Does that premise sound familiar? If you change a few words here and there, it would work to describe just about every action role-playing game ever produced. Worse, early on you learn that your character is an orphan, and that you were discovered as a baby wearing a mysterious amulet. Gee, do you think maybe those little tidbits will turn out to be important? Just once I'd like to play an orphan in a role-playing game and not have my uncertain heritage be the deciding factor in whether I can defeat the demon horde or the evil magician or the insane god.
Clichés aside, the writing in Avencast is not especially good. For some reason, characters never talk to you; they always orate at you, and they never say in one sentence what they could spew out in about three paragraphs. I'm not sure how much of this has to do with the translation from Austrian to English (maybe all the words cut out of The Witcher during its translation were tracked down and tossed in here), but whereas usually I want people to talk more to flesh out who they are and what's going on and things like that, in Avencast I just wanted everybody to shut up and give me a quest already.
Characters
Avencast uses a classless system. Each time you level up, you get ten points to spend, and you can use those points to learn new spells or to bump up your attributes. There are two schools of magic in the game: blood magic and soul magic. Blood mages use their spells to improve their melee attacks, while soul mages fling spells in the usual way. There are also some summoning spells available, which allow you to summon creatures to help you out.
In other words, despite being forced to play as a mage in the game, you're still given some options for how to go about your business. Soul mages, with spells like Inferno Wall and Ice Meteor, play like typical mages, and they're best off staying as far away from their enemies as possible. Blood mages meanwhile get spells like Inferno Lash and Hammer of Rage, which means they need to stay in melee range of their enemies. You can learn spells from both schools of magic if you want, but clearly they're at odds with each other, and so you're best off specializing in one school or the other.

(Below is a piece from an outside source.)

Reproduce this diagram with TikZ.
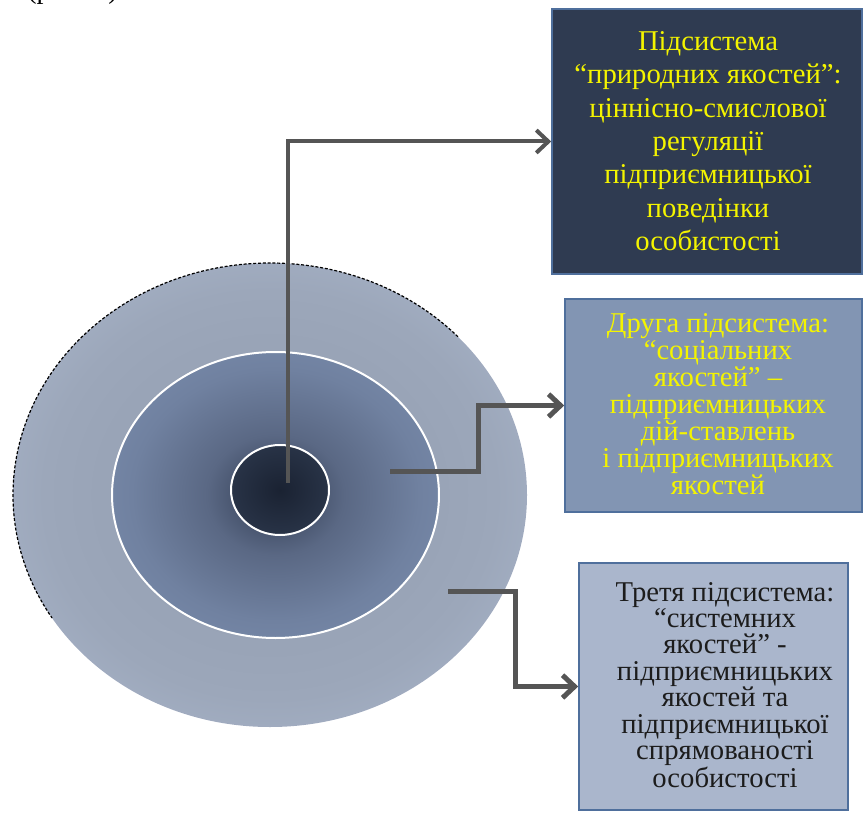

Unfortunately, characters in the game are not very complex. They only get four attributes -- health, mana, soul magic and blood magic -- and each school of magic only gets about 20 spells. Once you've purchased the spells that you like (maybe a dozen of them), there isn't anything much to do other than dump points in your particular school of magic (since that attribute increases the damage that you do), which is sort of boring.
Mechanics
Avencast is played using an isometric view, but instead of pointing and clicking to move your character around, you have to use the WASD keys. Fortunately, the game includes three different control modes to choose between -- for example, in one the W key moves your character towards the top of the screen, while in another the W key moves your character forward -- and so one of them should be comfortable for you.